[Dataset section]
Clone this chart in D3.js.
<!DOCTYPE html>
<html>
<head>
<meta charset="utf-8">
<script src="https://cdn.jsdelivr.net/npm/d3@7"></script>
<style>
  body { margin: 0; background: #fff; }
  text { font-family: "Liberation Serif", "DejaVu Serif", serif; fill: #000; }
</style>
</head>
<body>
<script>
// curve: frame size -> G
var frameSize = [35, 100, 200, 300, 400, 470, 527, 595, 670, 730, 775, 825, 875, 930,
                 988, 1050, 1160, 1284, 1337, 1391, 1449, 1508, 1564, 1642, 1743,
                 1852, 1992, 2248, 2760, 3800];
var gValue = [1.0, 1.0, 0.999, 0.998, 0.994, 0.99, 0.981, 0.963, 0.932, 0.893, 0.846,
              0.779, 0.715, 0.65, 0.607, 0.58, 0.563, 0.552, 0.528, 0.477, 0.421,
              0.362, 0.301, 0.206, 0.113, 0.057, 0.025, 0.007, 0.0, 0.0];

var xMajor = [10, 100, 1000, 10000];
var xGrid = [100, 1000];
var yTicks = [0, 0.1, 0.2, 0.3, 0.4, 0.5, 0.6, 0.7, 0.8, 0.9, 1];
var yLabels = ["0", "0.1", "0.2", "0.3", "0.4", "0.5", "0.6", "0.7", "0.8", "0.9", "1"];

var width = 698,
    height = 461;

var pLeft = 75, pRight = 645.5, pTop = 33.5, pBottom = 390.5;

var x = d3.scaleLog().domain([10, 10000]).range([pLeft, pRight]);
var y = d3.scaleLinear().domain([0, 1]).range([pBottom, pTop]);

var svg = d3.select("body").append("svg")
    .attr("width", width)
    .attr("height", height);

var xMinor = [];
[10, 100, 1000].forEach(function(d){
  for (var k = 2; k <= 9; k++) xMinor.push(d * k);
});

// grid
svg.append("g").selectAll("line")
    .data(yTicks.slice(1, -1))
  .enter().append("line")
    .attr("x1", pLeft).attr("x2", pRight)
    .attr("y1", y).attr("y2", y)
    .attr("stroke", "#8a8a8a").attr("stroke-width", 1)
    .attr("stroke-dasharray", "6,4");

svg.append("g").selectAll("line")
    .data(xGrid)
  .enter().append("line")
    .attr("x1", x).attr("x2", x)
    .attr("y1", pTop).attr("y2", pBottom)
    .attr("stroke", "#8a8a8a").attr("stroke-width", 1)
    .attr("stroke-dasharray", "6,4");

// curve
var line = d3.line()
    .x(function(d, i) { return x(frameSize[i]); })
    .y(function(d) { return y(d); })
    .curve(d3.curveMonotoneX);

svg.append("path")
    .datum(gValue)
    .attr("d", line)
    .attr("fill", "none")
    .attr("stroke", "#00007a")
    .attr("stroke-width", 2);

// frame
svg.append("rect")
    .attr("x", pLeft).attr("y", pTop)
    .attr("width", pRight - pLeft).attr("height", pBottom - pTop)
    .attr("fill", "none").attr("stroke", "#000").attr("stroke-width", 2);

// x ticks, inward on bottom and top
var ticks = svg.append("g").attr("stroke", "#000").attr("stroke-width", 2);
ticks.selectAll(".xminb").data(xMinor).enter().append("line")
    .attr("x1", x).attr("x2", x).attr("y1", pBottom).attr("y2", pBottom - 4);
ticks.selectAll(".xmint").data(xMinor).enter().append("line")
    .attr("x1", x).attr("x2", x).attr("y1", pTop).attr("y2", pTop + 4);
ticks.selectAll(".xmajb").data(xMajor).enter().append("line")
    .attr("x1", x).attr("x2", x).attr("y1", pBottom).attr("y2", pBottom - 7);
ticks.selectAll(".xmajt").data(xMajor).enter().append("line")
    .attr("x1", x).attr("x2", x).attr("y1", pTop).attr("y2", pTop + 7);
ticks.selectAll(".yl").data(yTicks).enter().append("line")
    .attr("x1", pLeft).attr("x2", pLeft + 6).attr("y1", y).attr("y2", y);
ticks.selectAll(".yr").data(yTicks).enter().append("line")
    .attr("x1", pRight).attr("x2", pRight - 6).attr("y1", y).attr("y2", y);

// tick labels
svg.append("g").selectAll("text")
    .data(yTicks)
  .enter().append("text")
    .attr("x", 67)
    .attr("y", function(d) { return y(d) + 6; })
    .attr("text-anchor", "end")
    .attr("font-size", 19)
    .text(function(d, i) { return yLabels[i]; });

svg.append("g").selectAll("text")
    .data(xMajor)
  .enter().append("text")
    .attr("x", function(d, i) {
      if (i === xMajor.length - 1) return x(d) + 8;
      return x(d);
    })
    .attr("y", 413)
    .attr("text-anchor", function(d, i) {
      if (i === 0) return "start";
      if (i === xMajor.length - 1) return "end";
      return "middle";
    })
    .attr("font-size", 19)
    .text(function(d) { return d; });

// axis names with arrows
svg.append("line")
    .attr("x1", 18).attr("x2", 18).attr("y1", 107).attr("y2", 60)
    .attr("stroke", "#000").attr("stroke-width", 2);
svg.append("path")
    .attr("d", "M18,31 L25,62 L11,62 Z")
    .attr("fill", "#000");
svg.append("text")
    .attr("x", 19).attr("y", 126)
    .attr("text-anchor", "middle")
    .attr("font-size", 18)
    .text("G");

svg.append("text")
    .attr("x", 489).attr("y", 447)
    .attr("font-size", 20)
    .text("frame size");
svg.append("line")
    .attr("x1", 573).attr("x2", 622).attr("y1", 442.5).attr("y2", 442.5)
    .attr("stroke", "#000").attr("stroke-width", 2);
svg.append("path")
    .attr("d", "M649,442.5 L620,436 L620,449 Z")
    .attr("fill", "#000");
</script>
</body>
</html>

[Stated problem]
Transcribe the data. Leave every line exactly as it is.

[Result]
Clone this chart in D3.js.
<!DOCTYPE html>
<html>
<head>
<meta charset="utf-8">
<script src="https://cdn.jsdelivr.net/npm/d3@7"></script>
<style>
  body { margin: 0; background: #fff; }
  text { font-family: "Liberation Serif", "DejaVu Serif", serif; fill: #000; }
</style>
</head>
<body>
<script>
// curve: frame size -> G
var frameSize = [35, 100, 200, 300, 400, 470, 527, 595, 670, 730, 775, 825, 875, 930,
                 988, 1050, 1160, 1284, 1337, 1391, 1449, 1508, 1564, 1642, 1743,
                 1852, 1992, 2248, 2760, 3800];
var gValue = [1.0, 1.0, 0.999, 0.998, 0.994, 0.99, 0.981, 0.963, 0.932, 0.893, 0.846,
              0.779, 0.715, 0.65, 0.607, 0.58, 0.563, 0.552, 0.528, 0.477, 0.421,
              0.362, 0.301, 0.206, 0.113, 0.057, 0.025, 0.007, 0.0, 0.0];

var xMajor = [10, 100, 1000, 10000];
var xGrid = [100, 1000];
var yTicks = [0, 0.1, 0.2, 0.3, 0.4, 0.5, 0.6, 0.7, 0.8, 0.9, 1];
var yLabels = ["0", "0.1", "0.2", "0.3", "0.4", "0.5", "0.6", "0.7", "0.8", "0.9", "1"];

var width = 698,
    height = 461;

var pLeft = 75, pRight = 645.5, pTop = 33.5, pBottom = 390.5;

var x = d3.scaleLog().domain([10, 10000]).range([pLeft, pRight]);
var y = d3.scaleLinear().domain([0, 1]).range([pBottom, pTop]);

var svg = d3.select("body").append("svg")
    .attr("width", width)
    .attr("height", height);

var xMinor = [];
[10, 100, 1000].forEach(function(d){
  for (var k = 2; k <= 9; k++) xMinor.push(d * k);
});

// grid
svg.append("g").selectAll("line")
    .data(yTicks.slice(1, -1))
  .enter().append("line")
    .attr("x1", pLeft).attr("x2", pRight)
    .attr("y1", y).attr("y2", y)
    .attr("stroke", "#8a8a8a").attr("stroke-width", 1)
    .attr("stroke-dasharray", "6,4");

svg.append("g").selectAll("line")
    .data(xGrid)
  .enter().append("line")
    .attr("x1", x).attr("x2", x)
    .attr("y1", pTop).attr("y2", pBottom)
    .attr("stroke", "#8a8a8a").attr("stroke-width", 1)
    .attr("stroke-dasharray", "6,4");

// curve
var line = d3.line()
    .x(function(d, i) { return x(frameSize[i]); })
    .y(function(d) { return y(d); })
    .curve(d3.curveMonotoneX);

svg.append("path")
    .datum(gValue)
    .attr("d", line)
    .attr("fill", "none")
    .attr("stroke", "#00007a")
    .attr("stroke-width", 2);

// frame
svg.append("rect")
    .attr("x", pLeft).attr("y", pTop)
    .attr("width", pRight - pLeft).attr("height", pBottom - pTop)
    .attr("fill", "none").attr("stroke", "#000").attr("stroke-width", 2);

// x ticks, inward on bottom and top
var ticks = svg.append("g").attr("stroke", "#000").attr("stroke-width", 2);
ticks.selectAll(".xminb").data(xMinor).enter().append("line")
    .attr("x1", x).attr("x2", x).attr("y1", pBottom).attr("y2", pBottom - 4);
ticks.selectAll(".xmint").data(xMinor).enter().append("line")
    .attr("x1", x).attr("x2", x).attr("y1", pTop).attr("y2", pTop + 4);
ticks.selectAll(".xmajb").data(xMajor).enter().append("line")
    .attr("x1", x).attr("x2", x).attr("y1", pBottom).attr("y2", pBottom - 7);
ticks.selectAll(".xmajt").data(xMajor).enter().append("line")
    .attr("x1", x).attr("x2", x).attr("y1", pTop).attr("y2", pTop + 7);
ticks.selectAll(".yl").data(yTicks).enter().append("line")
    .attr("x1", pLeft).attr("x2", pLeft + 6).attr("y1", y).attr("y2", y);
ticks.selectAll(".yr").data(yTicks).enter().append("line")
    .attr("x1", pRight).attr("x2", pRight - 6).attr("y1", y).attr("y2", y);

// tick labels
svg.append("g").selectAll("text")
    .data(yTicks)
  .enter().append("text")
    .attr("x", 67)
    .attr("y", function(d) { return y(d) + 6; })
    .attr("text-anchor", "end")
    .attr("font-size", 19)
    .text(function(d, i) { return yLabels[i]; });

svg.append("g").selectAll("text")
    .data(xMajor)
  .enter().append("text")
    .attr("x", function(d, i) {
      if (i === xMajor.length - 1) return x(d) + 8;
      return x(d);
    })
    .attr("y", 413)
    .attr("text-anchor", function(d, i) {
      if (i === 0) return "start";
      if (i === xMajor.length - 1) return "end";
      return "middle";
    })
    .attr("font-size", 19)
    .text(function(d) { return d; });

// axis names with arrows
svg.append("line")
    .attr("x1", 18).attr("x2", 18).attr("y1", 107).attr("y2", 60)
    .attr("stroke", "#000").attr("stroke-width", 2);
svg.append("path")
    .attr("d", "M18,31 L25,62 L11,62 Z")
    .attr("fill", "#000");
svg.append("text")
    .attr("x", 19).attr("y", 126)
    .attr("text-anchor", "middle")
    .attr("font-size", 18)
    .text("G");

svg.append("text")
    .attr("x", 489).attr("y", 447)
    .attr("font-size", 20)
    .text("frame size");
svg.append("line")
    .attr("x1", 573).attr("x2", 622).attr("y1", 442.5).attr("y2", 442.5)
    .attr("stroke", "#000").attr("stroke-width", 2);
svg.append("path")
    .attr("d", "M649,442.5 L620,436 L620,449 Z")
    .attr("fill", "#000");
</script>
</body>
</html>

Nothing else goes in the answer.